Avoiding human rights code landmines

Automated reference-checking makes for standardized, compliant approach
By Lee-Martin Seymour
|Canadian HR Reporter|Last Updated: 10/02/2017

Reference checking is considered somewhat mundane and simple, run-of-the-mill stuff, and a quick way to ensure due diligence is completed on a candidate.

That is until it goes wrong. Aside from the risk of hiring a candidate with nefarious intentions, there are legal issues that can arise from asking the wrong questions and, potentially, attracting the unwanted attention of a human rights commission.

When it comes to interviewing and reference checking, there are strong questions, weak questions and leading questions. There are also wrong questions that simply should not be asked but, unfortunately, fall through the cracks.

Usually these arise despite all the best intentions because, regardless of plans and scripts that have been written in advance, the conversational nature of the interview and referencing processes lead to illegal questions being unintentionally asked.

Inconsistencies in referencing approaches and a lack of experience driving the process have led to 29 per cent of those acting as references being asked discriminatory questions about a candidate, according to the 2016 Xref Recruitment Risk Index Survey of 1,000 jobseekers in Australia.

Questions included age (15 per cent), whether the candidate has children (11 per cent), their marital status (10 per cent) and sexual orientation (seven per cent).

It is alarming that these questions are being asked, but the fact is that a lack of standardization in reference checking leaves organizations open to the risk of unwittingly exposing themselves to legal disputes. 

No one wants to go before a human rights tribunal because the loose management of a recruitment process meant a candidate was asked whether she planned to have children in the next year — especially if her answer was yes and she didn’t get the job, prompting a formal complaint.

Done properly, reference checks offer a gold mine of information for organizations and are a vital screening tool at the final stage of the recruiting process. Done poorly, they can be a disaster waiting to happen.

Too often, the critical stage of reference checking is where the process falls by the wayside. But it shouldn’t have to be. It’s crucial to ensure candidates are who they say they are, with legitimate, appropriate, third-party input.

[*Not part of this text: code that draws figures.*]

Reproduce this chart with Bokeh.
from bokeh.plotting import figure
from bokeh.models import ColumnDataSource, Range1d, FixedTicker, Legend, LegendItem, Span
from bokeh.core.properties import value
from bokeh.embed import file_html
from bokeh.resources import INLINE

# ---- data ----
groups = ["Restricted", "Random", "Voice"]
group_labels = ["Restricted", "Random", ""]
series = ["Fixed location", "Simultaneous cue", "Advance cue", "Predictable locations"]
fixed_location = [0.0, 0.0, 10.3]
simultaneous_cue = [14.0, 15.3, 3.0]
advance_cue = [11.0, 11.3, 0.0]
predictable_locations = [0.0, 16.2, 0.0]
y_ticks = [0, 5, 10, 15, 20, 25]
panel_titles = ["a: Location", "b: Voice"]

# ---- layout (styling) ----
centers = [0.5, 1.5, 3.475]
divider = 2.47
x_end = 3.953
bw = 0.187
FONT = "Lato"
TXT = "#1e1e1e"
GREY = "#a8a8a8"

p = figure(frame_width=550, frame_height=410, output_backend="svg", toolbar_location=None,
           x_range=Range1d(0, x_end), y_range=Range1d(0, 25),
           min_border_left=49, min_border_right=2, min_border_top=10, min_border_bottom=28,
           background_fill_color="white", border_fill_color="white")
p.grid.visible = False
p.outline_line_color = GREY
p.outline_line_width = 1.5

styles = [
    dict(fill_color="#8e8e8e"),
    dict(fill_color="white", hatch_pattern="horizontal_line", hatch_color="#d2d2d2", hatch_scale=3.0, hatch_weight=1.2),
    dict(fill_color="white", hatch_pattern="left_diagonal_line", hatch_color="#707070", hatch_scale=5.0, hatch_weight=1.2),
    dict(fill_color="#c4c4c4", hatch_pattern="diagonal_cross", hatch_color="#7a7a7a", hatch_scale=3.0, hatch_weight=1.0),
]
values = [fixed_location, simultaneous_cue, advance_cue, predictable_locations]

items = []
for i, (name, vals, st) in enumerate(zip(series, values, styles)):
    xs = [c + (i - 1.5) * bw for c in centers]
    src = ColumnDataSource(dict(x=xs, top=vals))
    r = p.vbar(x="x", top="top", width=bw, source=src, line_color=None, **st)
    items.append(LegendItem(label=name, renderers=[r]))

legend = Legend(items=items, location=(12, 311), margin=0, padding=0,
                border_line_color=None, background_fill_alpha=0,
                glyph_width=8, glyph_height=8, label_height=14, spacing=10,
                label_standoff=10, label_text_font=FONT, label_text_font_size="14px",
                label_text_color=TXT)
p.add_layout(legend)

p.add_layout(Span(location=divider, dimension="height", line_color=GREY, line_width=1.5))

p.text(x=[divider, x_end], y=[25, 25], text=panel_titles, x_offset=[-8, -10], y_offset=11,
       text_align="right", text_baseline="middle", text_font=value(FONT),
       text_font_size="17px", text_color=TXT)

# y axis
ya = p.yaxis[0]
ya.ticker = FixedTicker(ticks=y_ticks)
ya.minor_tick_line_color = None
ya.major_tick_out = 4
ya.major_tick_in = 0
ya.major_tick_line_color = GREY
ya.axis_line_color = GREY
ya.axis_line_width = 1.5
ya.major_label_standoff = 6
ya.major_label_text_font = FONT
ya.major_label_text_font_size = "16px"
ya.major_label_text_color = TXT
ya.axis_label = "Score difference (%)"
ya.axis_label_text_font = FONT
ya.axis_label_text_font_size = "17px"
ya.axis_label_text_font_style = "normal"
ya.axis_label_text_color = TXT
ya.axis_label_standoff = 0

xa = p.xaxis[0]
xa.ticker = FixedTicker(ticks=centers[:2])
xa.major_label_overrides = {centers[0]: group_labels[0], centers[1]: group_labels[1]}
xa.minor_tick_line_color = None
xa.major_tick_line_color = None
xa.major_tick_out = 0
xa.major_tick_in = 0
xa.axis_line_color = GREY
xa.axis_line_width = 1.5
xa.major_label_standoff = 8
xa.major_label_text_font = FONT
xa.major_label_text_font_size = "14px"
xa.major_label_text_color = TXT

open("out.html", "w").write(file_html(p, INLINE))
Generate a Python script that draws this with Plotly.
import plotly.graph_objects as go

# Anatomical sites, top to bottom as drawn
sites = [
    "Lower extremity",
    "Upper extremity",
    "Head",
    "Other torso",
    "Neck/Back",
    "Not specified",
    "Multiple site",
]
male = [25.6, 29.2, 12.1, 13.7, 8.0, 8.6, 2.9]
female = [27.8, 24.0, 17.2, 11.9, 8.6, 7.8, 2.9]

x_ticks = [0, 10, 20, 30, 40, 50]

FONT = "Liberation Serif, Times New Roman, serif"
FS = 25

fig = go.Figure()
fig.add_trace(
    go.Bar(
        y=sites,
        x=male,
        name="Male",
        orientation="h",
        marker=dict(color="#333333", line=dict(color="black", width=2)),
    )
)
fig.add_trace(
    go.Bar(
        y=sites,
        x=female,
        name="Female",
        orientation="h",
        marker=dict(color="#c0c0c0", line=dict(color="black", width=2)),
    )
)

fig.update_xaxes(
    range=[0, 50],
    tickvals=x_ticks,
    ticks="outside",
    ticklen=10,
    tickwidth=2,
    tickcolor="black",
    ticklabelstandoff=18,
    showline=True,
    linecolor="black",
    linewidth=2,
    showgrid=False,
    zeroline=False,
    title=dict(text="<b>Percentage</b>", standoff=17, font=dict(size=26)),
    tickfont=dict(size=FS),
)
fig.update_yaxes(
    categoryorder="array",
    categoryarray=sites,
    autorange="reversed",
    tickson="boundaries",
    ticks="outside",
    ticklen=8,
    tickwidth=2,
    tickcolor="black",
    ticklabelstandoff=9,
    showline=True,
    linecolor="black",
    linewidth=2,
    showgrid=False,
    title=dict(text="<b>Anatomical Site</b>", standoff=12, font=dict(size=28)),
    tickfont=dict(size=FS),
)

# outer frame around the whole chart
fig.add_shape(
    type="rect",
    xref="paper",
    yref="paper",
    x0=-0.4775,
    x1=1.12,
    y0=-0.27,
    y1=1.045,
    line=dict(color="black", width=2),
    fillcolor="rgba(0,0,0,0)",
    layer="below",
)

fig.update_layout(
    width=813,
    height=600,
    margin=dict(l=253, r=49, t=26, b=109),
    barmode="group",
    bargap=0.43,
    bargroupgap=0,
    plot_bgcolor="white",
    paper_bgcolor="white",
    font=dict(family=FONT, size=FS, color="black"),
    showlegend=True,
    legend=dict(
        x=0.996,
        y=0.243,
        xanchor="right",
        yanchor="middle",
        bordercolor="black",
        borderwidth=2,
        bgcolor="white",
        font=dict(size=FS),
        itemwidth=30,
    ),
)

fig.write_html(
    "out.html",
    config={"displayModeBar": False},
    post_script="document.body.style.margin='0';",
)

However, in Australia, 39 per cent of recruiters and HR managers believe the reference-checking process — in its current, traditional form — is a formality that serves little purpose, while 32 per cent see it as a drain on time and resources, according to the Xref survey.

Thirty-five per cent of respondents said the time it takes to get to a hiring decision is the most frustrating element of the hiring process.

Perhaps as a result of these perceptions, many HR departments contract out the referencing task to external suppliers, under the impression it will be more efficient and less of a burden on resources.

What this doesn’t guarantee is a deep understanding of the employer and the person who will truly be the right fit for a role. With a goal of simply getting the job done rather than doing it well, the improved efficiency an external supplier might offer is not always enough to make it the most viable option.

That said, there’s no disputing that efficiency must be a priority. In the race to hire the best and the brightest, time is of the essence. A vast majority of candidates will have applied for at least two roles at a time, they’re keen to secure their next position, and they certainly do not want to wait two or three weeks for a job offer they’ve already jumped through hoops to secure. Delays in the reference-checking phase can leave candidates open to be snapped up by the competition.

A big part of the solution is automation. Automating the reference-checking process means ensuring a standardized approach, with compliant questions, and an added layer of security that simply cannot be guaranteed with traditional methods.

More than 70 per cent of candidates will take advantage of flaws in the reference-checking process, according to the Xref survey. Some 42 per cent admit they’d deliberately lie or would ask references to lie on their behalf. Why give these cheaters a free pass?

There’s a purpose for reference checking that is lost when it’s considered nothing more than a tick in the box. An automated solution that takes the legwork of the task away from busy HR practitioners is one of the best ways to guarantee efficiency alongside security and truly actionable insights.